Trump framed his comments partly as an antitrust concern, saying he wants to be sure any deal is good for competition in streaming and news. But his remarks effectively put a thumb on the scale in a private takeover fight: Only Paramount’s $108.4 billion all-cash hostile bid includes CNN and Warner Bros. Discovery’s entire cable portfolio, while the already-announced Netflix deal would buy the studio and streaming businesses and leave CNN in a separate company.
Regulators were already expected to closely scrutinize whichever proposal ultimately wins. Trump suggests that he will probably be “involved in the decision.”
Stephen Colbert weighs in
On Tuesday’s “Late Show,” Colbert joked that Paramount’s $108 billion offer proves his “beloved parent company” can afford to keep his show on the air — a wink at CBS’ decision to end “The Late Show with Stephen Colbert” in 2026.
“If my company’s got that kind of green, I’m sure they can afford to uncancel one of their best shows,” Colbert said, before joking that he was talking about Queen Latifah’s recently canceled CBS drama “The Equalizer.” The studio audience erupted with the suggestion, forcing him to pause and ride out the cheers.
Colbert also zeroed in on how Paramount is financing its hostile bid. The company has lined up about $24 billion from sovereign wealth funds in Saudi Arabia, Qatar and Abu Dhabi, along with backing from Jared Kushner’s Affinity Partners, according to Reuters.
“Turns out Paramount got a little assist on the cash front,” he said, adding: “And when the dictator of Saudi Arabia gives you billions of dollars, I’m sure there’s no catch.” He then imagined a future CBS comedy called “Young Mohammed bin Sheldon,” combining the “Young Sheldon” brand with Saudi Crown Prince Mohammed bin Salman.

Filmmakers weigh in
Speaking to Dazed, director Guillermo del Toro — whose latest film, “Frankenstein,” was released earlier this year by Netflix — shared his thoughts, stressing the importance of the big screen, something that could be at risk if Netflix wins the bid.

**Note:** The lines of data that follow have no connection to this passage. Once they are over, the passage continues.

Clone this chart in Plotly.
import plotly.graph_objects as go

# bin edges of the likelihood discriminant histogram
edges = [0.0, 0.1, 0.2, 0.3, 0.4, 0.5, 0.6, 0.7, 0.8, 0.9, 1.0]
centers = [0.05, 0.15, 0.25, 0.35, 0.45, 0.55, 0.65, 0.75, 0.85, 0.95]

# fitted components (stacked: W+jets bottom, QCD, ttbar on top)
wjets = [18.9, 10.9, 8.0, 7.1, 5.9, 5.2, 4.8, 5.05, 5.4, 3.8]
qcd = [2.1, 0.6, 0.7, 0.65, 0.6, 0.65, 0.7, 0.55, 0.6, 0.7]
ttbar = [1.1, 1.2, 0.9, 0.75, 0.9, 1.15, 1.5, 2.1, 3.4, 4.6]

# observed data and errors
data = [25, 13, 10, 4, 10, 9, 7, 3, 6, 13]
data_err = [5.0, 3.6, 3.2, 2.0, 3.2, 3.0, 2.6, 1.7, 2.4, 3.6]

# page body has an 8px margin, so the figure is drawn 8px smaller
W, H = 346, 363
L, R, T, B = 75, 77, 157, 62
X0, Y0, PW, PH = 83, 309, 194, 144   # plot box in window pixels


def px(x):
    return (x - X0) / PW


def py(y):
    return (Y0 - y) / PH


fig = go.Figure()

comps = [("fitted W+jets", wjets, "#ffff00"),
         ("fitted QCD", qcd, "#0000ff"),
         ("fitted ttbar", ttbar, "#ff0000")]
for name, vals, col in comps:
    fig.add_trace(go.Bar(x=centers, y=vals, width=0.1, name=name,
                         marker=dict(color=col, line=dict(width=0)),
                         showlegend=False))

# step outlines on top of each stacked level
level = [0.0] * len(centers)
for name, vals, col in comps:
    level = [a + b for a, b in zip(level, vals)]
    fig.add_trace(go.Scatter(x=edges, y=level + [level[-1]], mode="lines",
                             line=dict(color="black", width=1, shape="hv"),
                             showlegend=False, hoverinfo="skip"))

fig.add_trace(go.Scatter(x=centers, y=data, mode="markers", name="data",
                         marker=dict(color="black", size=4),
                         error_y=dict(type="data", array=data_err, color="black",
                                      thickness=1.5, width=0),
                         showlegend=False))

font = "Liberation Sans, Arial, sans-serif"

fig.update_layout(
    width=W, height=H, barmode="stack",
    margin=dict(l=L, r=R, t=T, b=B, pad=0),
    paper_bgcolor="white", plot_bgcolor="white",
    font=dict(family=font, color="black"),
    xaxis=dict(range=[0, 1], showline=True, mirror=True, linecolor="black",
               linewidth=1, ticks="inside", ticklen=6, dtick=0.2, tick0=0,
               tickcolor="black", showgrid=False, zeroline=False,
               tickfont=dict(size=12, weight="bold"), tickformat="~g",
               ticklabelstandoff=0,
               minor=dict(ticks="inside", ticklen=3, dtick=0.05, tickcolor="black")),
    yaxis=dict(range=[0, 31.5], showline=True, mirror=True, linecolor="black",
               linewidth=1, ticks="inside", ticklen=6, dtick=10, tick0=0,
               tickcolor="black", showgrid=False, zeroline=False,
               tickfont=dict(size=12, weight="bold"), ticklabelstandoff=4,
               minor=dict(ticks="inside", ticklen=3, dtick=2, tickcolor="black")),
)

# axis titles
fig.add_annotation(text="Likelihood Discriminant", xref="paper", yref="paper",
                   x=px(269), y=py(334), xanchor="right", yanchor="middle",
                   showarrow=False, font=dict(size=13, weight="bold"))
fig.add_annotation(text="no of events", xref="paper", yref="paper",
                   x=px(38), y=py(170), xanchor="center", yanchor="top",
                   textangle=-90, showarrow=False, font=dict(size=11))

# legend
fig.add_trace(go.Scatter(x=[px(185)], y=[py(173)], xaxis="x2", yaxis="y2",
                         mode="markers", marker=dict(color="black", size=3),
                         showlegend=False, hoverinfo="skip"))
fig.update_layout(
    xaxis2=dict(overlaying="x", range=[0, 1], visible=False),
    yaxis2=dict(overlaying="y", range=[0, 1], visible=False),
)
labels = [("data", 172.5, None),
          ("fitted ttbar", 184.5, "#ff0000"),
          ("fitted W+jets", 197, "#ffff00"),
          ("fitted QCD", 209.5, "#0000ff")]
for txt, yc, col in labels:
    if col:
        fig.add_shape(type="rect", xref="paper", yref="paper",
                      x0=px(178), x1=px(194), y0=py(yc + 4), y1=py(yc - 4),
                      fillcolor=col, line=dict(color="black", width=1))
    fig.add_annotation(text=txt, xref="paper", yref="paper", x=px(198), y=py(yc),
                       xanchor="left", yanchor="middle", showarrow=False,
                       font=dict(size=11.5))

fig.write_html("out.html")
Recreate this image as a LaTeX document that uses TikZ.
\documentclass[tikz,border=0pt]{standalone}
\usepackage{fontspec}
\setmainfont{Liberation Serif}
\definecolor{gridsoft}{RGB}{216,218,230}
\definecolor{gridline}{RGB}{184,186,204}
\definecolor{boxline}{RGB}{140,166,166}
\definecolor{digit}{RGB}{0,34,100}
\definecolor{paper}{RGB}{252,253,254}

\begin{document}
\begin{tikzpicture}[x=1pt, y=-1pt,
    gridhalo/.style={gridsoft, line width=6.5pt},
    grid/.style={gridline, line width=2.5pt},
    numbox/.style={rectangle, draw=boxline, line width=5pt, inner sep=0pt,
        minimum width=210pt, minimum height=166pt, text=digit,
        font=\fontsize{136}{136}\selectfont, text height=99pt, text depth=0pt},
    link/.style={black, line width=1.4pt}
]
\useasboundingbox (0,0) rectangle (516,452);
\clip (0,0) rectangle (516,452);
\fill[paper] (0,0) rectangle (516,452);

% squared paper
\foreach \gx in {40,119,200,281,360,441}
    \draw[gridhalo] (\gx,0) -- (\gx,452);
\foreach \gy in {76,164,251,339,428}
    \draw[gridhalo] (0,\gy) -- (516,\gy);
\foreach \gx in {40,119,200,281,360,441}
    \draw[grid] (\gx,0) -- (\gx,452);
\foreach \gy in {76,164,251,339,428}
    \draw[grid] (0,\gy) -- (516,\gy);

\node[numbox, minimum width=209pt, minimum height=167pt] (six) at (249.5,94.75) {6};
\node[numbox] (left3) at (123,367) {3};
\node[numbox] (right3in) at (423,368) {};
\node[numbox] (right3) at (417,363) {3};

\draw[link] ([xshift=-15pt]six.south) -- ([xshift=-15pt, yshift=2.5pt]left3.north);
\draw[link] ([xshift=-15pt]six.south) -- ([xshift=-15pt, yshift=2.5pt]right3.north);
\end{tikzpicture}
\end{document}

“How they change entertainment is one thing. How they change the culture is another. I still believe it’s important to have the option of experiencing movies theatrically. As to the rest? I think it’s too early to even speculate. The deal will be real in 12 to 18 months, not right now.”
According to Vulture, del Toro earlier spoke about theatrical releases, and people watching movies on their phones, saying that “it takes 38,000 of those little things to form a screen. There’s no substitute.”
According to Bloomberg, James Gunn and Peter Safran — co-CEOs of DC Studios, which is owned by Warner Bros. Discovery — said that “the communal, theatrical experience is something that is incredibly important” and that large corporate deals won’t affect their plans on their scripts.
The Writers Guild of America weighed in on Dec. 5, stating that Netflix’s potential merger “must be blocked.”
After Paramount put its name in the ring, a Writers Guild of America representative told Vulture, “The problem is the acquisition and pending consolidation of two media giants, not who the buyer is. These companies should be focused on investing in their own businesses rather than wasting tens of billions to buy up the competition.”
The Directors Guild of America told Deadline that it would be meeting with Netflix to outline concerns.
The Producers Guild of America shared that it was concerned about the acquisition.
“As we navigate dynamic times of economic and technological change, our industry, together with policymakers, must find a way forward that protects producers’ livelihoods and real theatrical distribution, and that fosters creativity, promotes opportunities for workers and artists, empowers consumers with choices, and upholds freedom of speech,” a statement said.